[Exercise prompt]:
Repeat the records in full and exactly, omitting pictures.

[Records for this exercise]:
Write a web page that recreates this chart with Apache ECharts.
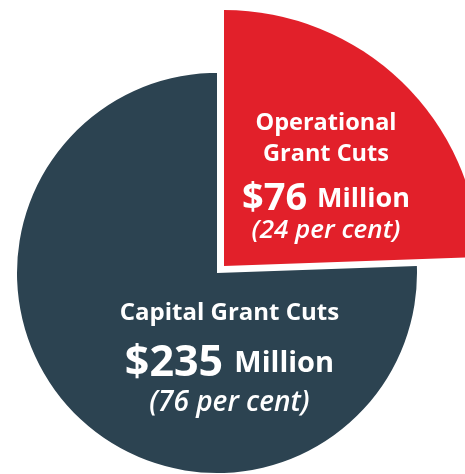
<!DOCTYPE html>
<html><head><meta charset="utf-8">
<script src="https://cdn.jsdelivr.net/npm/echarts@6/dist/echarts.min.js"></script>
<style>html,body{margin:0;padding:0;background:#fff}#c{width:465px;height:474px}</style>
</head><body><div id="c"></div>
<script>
const categories = ['Operational Grant Cuts', 'Capital Grant Cuts'];
const amounts = [76, 235];
const percents = [24, 76];
const colors = ['#e2202a', '#2c4351'];

const chart = echarts.init(document.getElementById('c'));
const FONT = '"Open Sans", Lato, sans-serif';
function richFor(s) {
  return {
    name: {fontFamily: FONT, fontWeight: 'bold', fontSize: s.name, color: '#fff', lineHeight: s.lhName},
    big: {fontFamily: FONT, fontWeight: 'bold', fontSize: s.big, color: '#fff', lineHeight: s.lhBig},
    mil: {fontFamily: FONT, fontWeight: 'bold', fontSize: s.mil, color: '#fff', lineHeight: s.lhBig},
    pct: {fontFamily: FONT, fontStyle: 'italic', fontWeight: 600, fontSize: s.pct, color: '#fff', lineHeight: s.lhPct}
  };
}
function fmt(i, twoLines) {
  const name = twoLines ? 'Operational\nGrant Cuts' : categories[i];
  const nameLines = name.split('\n').map(s => '{name|' + s + '}').join('\n');
  return nameLines + '\n{big|$' + amounts[i] + ' }{mil|Million}\n{pct|(' + percents[i] + ' per cent)}';
}
function makeData(visibleIdx) {
  return categories.map((c, i) => ({
    name: c, value: amounts[i],
    itemStyle: {color: i === visibleIdx ? colors[i] : 'rgba(0,0,0,0)'},
    label: {show: i === visibleIdx}
  }));
}
chart.setOption({
  backgroundColor: '#fff',
  animation: false,
  series: [
    {
      type: 'pie', center: [217, 273], radius: [0, 200], startAngle: 90, clockwise: true,
      silent: true, data: makeData(1),
      label: {position: 'inside', formatter: () => fmt(1, false), align: 'center',
        rich: richFor({name: 24, big: 43, mil: 29, pct: 28, lhName: 30, lhBig: 72, lhPct: 6})},
      labelLayout: {dx: 84, dy: 5},
      labelLine: {show: false}
    },
    {
      type: 'pie', center: [224, 266], radius: [0, 256], startAngle: 90, clockwise: true,
      silent: true, data: makeData(0),
      label: {position: 'inside', formatter: () => fmt(0, true), align: 'center',
        rich: richFor({name: 23.5, big: 38, mil: 27, pct: 26, lhName: 31, lhBig: 59, lhPct: 3})},
      labelLayout: {dx: 11, dy: -2},
      labelLine: {show: false}
    }
  ]
});
</script></body></html>
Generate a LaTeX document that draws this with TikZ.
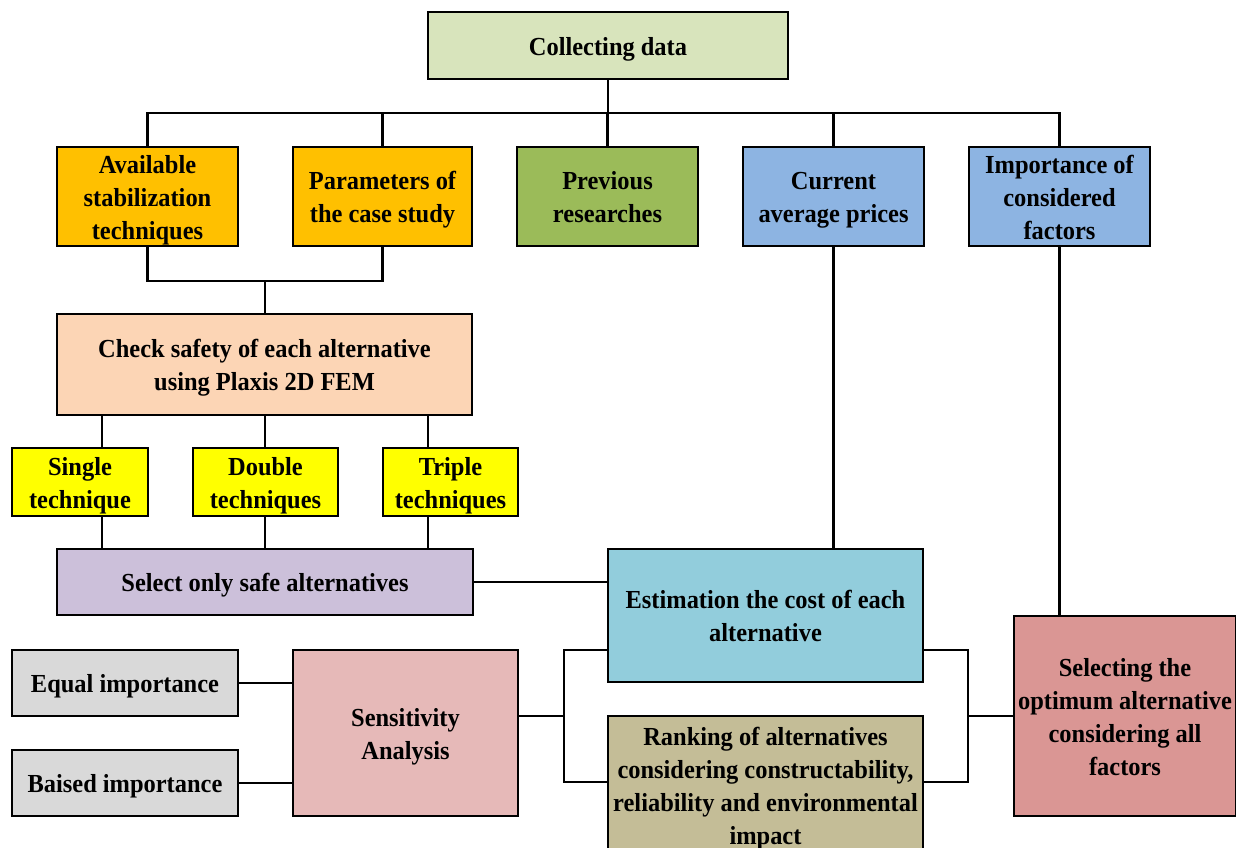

[Answer below]:
Write a web page that recreates this chart with Apache ECharts.
<!DOCTYPE html>
<html><head><meta charset="utf-8">
<script src="https://cdn.jsdelivr.net/npm/echarts@6/dist/echarts.min.js"></script>
<style>html,body{margin:0;padding:0;background:#fff}#c{width:465px;height:474px}</style>
</head><body><div id="c"></div>
<script>
const categories = ['Operational Grant Cuts', 'Capital Grant Cuts'];
const amounts = [76, 235];
const percents = [24, 76];
const colors = ['#e2202a', '#2c4351'];

const chart = echarts.init(document.getElementById('c'));
const FONT = '"Open Sans", Lato, sans-serif';
function richFor(s) {
  return {
    name: {fontFamily: FONT, fontWeight: 'bold', fontSize: s.name, color: '#fff', lineHeight: s.lhName},
    big: {fontFamily: FONT, fontWeight: 'bold', fontSize: s.big, color: '#fff', lineHeight: s.lhBig},
    mil: {fontFamily: FONT, fontWeight: 'bold', fontSize: s.mil, color: '#fff', lineHeight: s.lhBig},
    pct: {fontFamily: FONT, fontStyle: 'italic', fontWeight: 600, fontSize: s.pct, color: '#fff', lineHeight: s.lhPct}
  };
}
function fmt(i, twoLines) {
  const name = twoLines ? 'Operational\nGrant Cuts' : categories[i];
  const nameLines = name.split('\n').map(s => '{name|' + s + '}').join('\n');
  return nameLines + '\n{big|$' + amounts[i] + ' }{mil|Million}\n{pct|(' + percents[i] + ' per cent)}';
}
function makeData(visibleIdx) {
  return categories.map((c, i) => ({
    name: c, value: amounts[i],
    itemStyle: {color: i === visibleIdx ? colors[i] : 'rgba(0,0,0,0)'},
    label: {show: i === visibleIdx}
  }));
}
chart.setOption({
  backgroundColor: '#fff',
  animation: false,
  series: [
    {
      type: 'pie', center: [217, 273], radius: [0, 200], startAngle: 90, clockwise: true,
      silent: true, data: makeData(1),
      label: {position: 'inside', formatter: () => fmt(1, false), align: 'center',
        rich: richFor({name: 24, big: 43, mil: 29, pct: 28, lhName: 30, lhBig: 72, lhPct: 6})},
      labelLayout: {dx: 84, dy: 5},
      labelLine: {show: false}
    },
    {
      type: 'pie', center: [224, 266], radius: [0, 256], startAngle: 90, clockwise: true,
      silent: true, data: makeData(0),
      label: {position: 'inside', formatter: () => fmt(0, true), align: 'center',
        rich: richFor({name: 23.5, big: 38, mil: 27, pct: 26, lhName: 31, lhBig: 59, lhPct: 3})},
      labelLayout: {dx: 11, dy: -2},
      labelLine: {show: false}
    }
  ]
});
</script></body></html>
Generate a LaTeX document that draws this with TikZ.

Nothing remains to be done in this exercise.